IQR keeps track of the interquartile range of a stream; this is simply a convenient wrapper over Quantile, that retrieves the 1st and 3rd quartiles and sets the interpolation method to be the midpoint method.

HeapMedian

HeapMedian keeps track of the median of a stream with a pair of heaps. In particular, it uses a max-heap and a min-heap to keep track of elements below and above the median, respectively. HeapMedian can calculate the global median of a stream, or over a rolling window.

Min

Min keeps track of the minimum of a stream; it can track either the global minimum, or over a rolling window.

Max

Max keeps track of the maximum of a stream; it can track either the global maximum, or over a rolling window.

Mean

Mean keeps track of the mean of a stream; it can track either the global mean, or over a rolling window.

EWMA

EWMA keeps track of the global exponentially weighted moving average.

Moment

Moment keeps track of the k-th sample central moment; it can track either the global moment, or over a rolling window.

EWMMoment

EWMMoment keeps track of the global k-sample exponentially weighted moving sample central moment. This uses the exponentially weighted moving average as its center of mass, and uses the same exponential weights for its power terms.

Std

Std keeps track of the sample standard deviation of a stream; it can track either the global standard deviation, or over a rolling window. To track the sample variance instead, you should use Moment, i.e.

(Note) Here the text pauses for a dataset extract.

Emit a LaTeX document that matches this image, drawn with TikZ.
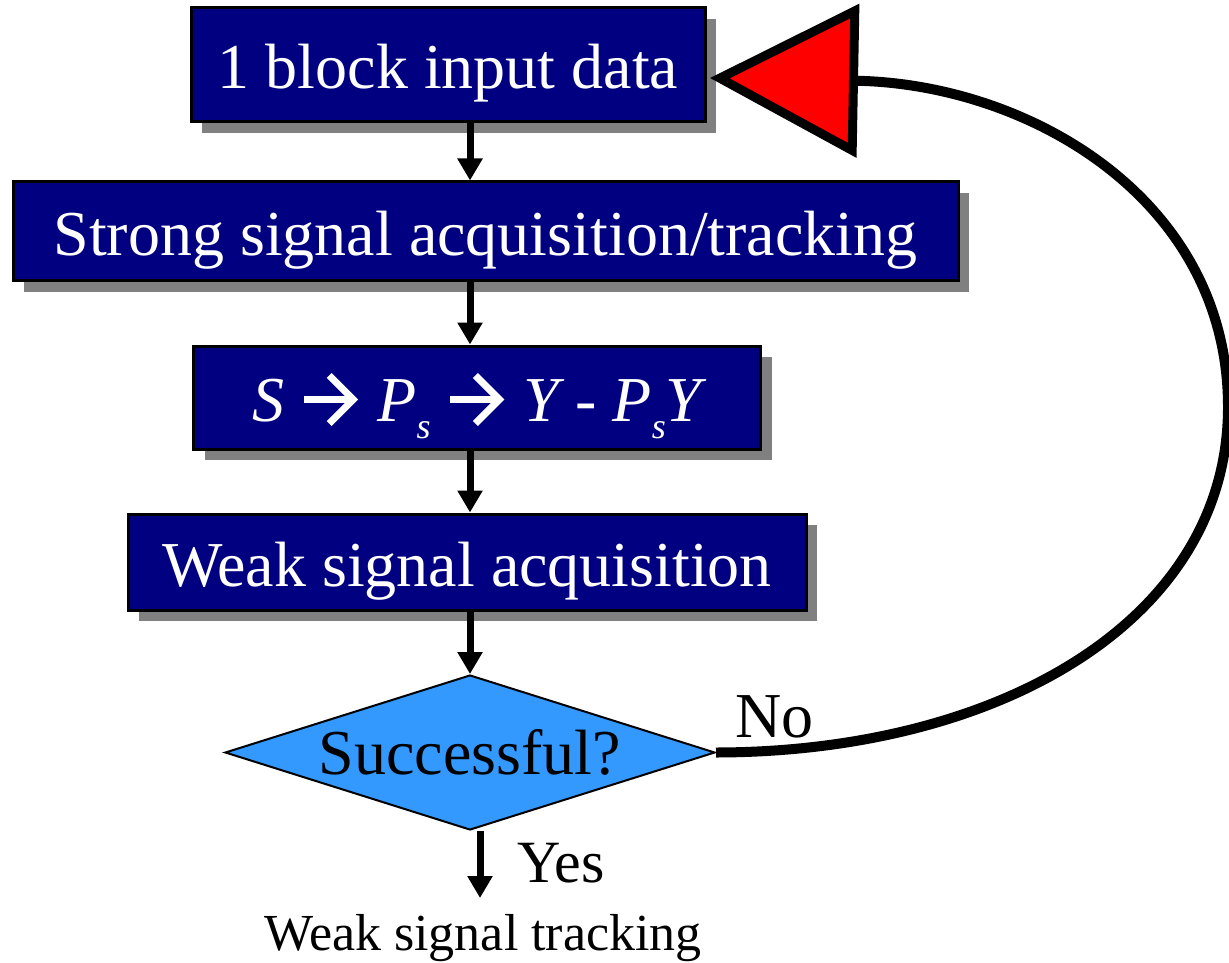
\documentclass[tikz,border=0pt]{standalone}
\usepackage{fontspec}
\setmainfont{Liberation Serif}
\usepackage{tikz}
\usetikzlibrary{arrows.meta,positioning,shapes.geometric,shadows}
\definecolor{boxnavy}{RGB}{0,0,128}
\definecolor{decblue}{RGB}{51,153,255}
\definecolor{shadegray}{RGB}{128,128,128}
\newcommand{\bigfont}{\fontsize{32}{38}\selectfont}
\newcommand{\subs}{\raisebox{-8.5pt}{\fontsize{18}{18}\selectfont s}}
\newcommand{\thickarr}{\tikz[baseline=-11pt]\draw[white, line width=3.5pt,
  -{Straight Barb[length=12pt, width=24pt, line width=3.5pt]}] (0pt,0pt) -- (27pt,0pt);}
\tikzset{
  stepbox/.style={draw, line width=1.5pt, fill=boxnavy, text=white, inner sep=0pt, font=\bigfont,
    text height=24pt, text depth=0pt,
    drop shadow={shadow xshift=5.5pt, shadow yshift=-5.5pt, fill=shadegray, opacity=1}},
  decision/.style={draw, diamond, line width=1pt, fill=decblue, inner sep=0pt, aspect=3.16,
    minimum width=245pt, minimum height=77.5pt, font=\bigfont},
  lbl/.style={inner sep=0pt, font=\bigfont},
  flow/.style={-{Triangle[length=11pt, width=12pt]}, line width=3.5pt},
  loopflow/.style={-{Triangle[length=74pt, width=76pt, line width=4.5pt, fill=red]}, line width=5pt}
}

\begin{document}
\begin{tikzpicture}[x=0.5pt, y=-0.5pt]
  \useasboundingbox (0,0) rectangle (1229,962);

  % main column
  \node[stepbox, minimum width=257pt, minimum height=57pt] (b1) at (448,65) {1 block input data};
  \node[stepbox, minimum width=472.5pt, minimum height=49.5pt] (b2) at (485.5,231.5) {Strong signal acquisition/tracking};
  \node[stepbox, minimum width=283.5pt, minimum height=51.5pt] (b3) at (477,397.5)
    {\itshape S \thickarr\ P\subs\ \thickarr\ Y {\upshape -} P\subs Y};
  \node[stepbox, minimum width=339pt, minimum height=48pt] (b4) at (467,562) {Weak signal acquisition};
  \node[decision] (dec) at (470,752.5) {\makebox[0pt]{Successful?}};

  \draw[flow] (b1.south -| dec.north) -- (b2.north -| dec.north);
  \draw[flow] (b2.south -| dec.north) -- (b3.north -| dec.north);
  \draw[flow] (b3.south -| dec.north) -- (b4.north -| dec.north);
  \draw[flow] (b4.south -| dec.north) -- (dec.north);

  % exits
  \coordinate (yesend) at (480,898);
  \draw[flow] (dec.south -| yesend) -- (yesend);
  \node[lbl, anchor=base west, font=\fontsize{30}{36}\selectfont] (yes) at (517,882) {Yes};
  \node[lbl, anchor=base, font=\fontsize{26}{31}\selectfont] (track) at (483,950) {Weak signal tracking};
  \node[lbl, anchor=base west] (no) at (735,737) {No};

  % loop back
  \coordinate (tip) at (710,78);
  \draw[loopflow] (dec.east) .. controls (1000,752) and (1228,620) .. (1228,407)
    .. controls (1228,200) and (1030,84) .. (tip);
\end{tikzpicture}
\end{document}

variance := New(2, window)

EWMStd

EWMStd keeps track of the global exponentially weighted moving standard deviation. To track the exponentially weighted moving variance instead, you should use EWMMoment, i.e.

variance := NewEWMMoment(2, decay)

Skewness

Skewness keeps track of the sample skewness of a stream (in particular, the adjusted Fisher-Pearson standardized moment coefficient); it can track either the global skewness, or over a rolling window.

Kurtosis

Kurtosis keeps track of the sample kurtosis of a stream (in particular, the sample excess kurtosis); it can track either the global kurtosis, or over a rolling window.

Core (Univariate)

Core is the struct powering all of the statistics in the stream/moment subpackage; it keeps track of a pre-configured set of centralized k-th power sums of a stream in an efficient, numerically stable way; it can track either the global sums, or over a rolling window.

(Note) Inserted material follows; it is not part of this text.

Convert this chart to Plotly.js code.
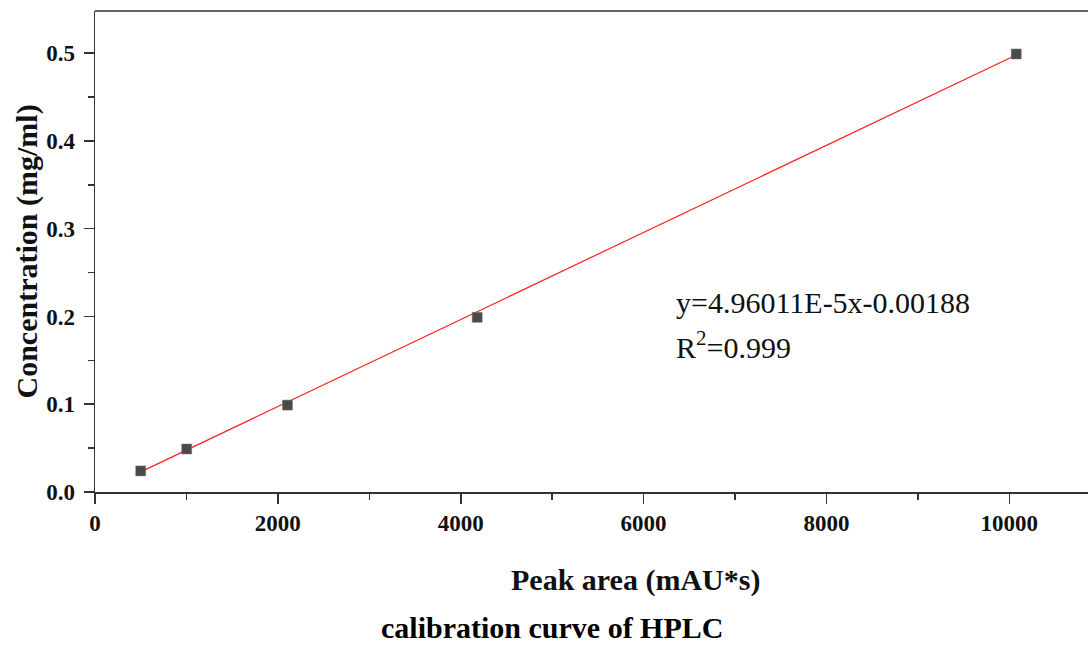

To configure which sums to track, you'll need to instantiate a CoreConfig struct and provide it to NewCore:

config := &moment.CoreConfig{
    Sums: SumsConfig{
        2: true, // tracks the sum of squared differences
        3: true, // tracks the sum of cubed differences
    },
    Window: stream.IntPtr(0),    // tracks global sums
    Decay: stream.FloatPtr(0.3), // tracks exponentially weighted sums with a decay factor of 0.3
}
core, err := NewCore(config)

See the godoc entry for more details on Core's methods.

Cov

Cov keeps track of the sample covariance of a stream; it can track either the global covariance, or over a rolling window.

EWMCov

EWMCov keeps track of the global exponentially weighted sample covariance of a stream. This uses the exponentially weighted moving average as its center of mass, and uses the same exponential weights for its power terms.

Corr

Corr keeps track of the sample correlation of a stream (in particular, the sample Pearson correlation coefficient); it can track either the global correlation, or over a rolling window.

EWMCorr

EWMCorr keeps track of the global sample exponentially weighted correlation of a stream (in particular, the exponentially weighted sample Pearson correlation coefficient). This uses the exponentially weighted moving average as its center of mass, and uses the same exponential weights for its power terms.

Autocorr

Autocorr keeps track of the sample autocorrelation of a stream (in particular, the sample autocorrelation) for a given lag; it can track either the global autocorrelation, or over a rolling window.

Autocov

Autocov keeps track of the sample autocovariance of a stream (in particular, the sample autocovariance) for a given lag; it can track either the global autocovariance, or over a rolling window.

Core (Multivariate)

Core is the struct powering all of the statistics in the stream/joint subpackage; it keeps track of a pre-configured set of joint centralized power sums of a stream in an efficient, numerically stable way; it can track either the global sums, or over a rolling window.

To configure which sums to track, you'll need to instantiate a CoreConfig struct and provide it to NewCore:

config := &joint.CoreConfig{
    Sums: SumsConfig{
        {1, 1}, // tracks the joint sum of differences
        {2, 0}, // tracks the sum of squared differences of variable 1
    },
    Vars: stream.IntPtr(2),      // declares that there are 2 variables to track (optional if Sums is set)
    Window: stream.IntPtr(0),    // tracks global sums
    Decay: stream.FloatPtr(0.3), // tracks exponentially weighted sums with a decay factor of 0.3
}
core, err := NewCore(config)

See the godoc entry for more details on Core's methods.

SimpleAggregateMetric

SimpleAggregateMetric is a convenience wrapper that stores multiple univariate metrics and will push a value to all metrics simultaneously; instead of returning a single scalar, it returns a map of metrics to their corresponding values.

SimpleJointAggregateMetric

SimpleJointAggregateMetric is a convenience wrapper that stores multiple multivariate metrics and will push a value to all metrics simultaneously; instead of returning a single scalar, it returns a map of metrics to their corresponding values.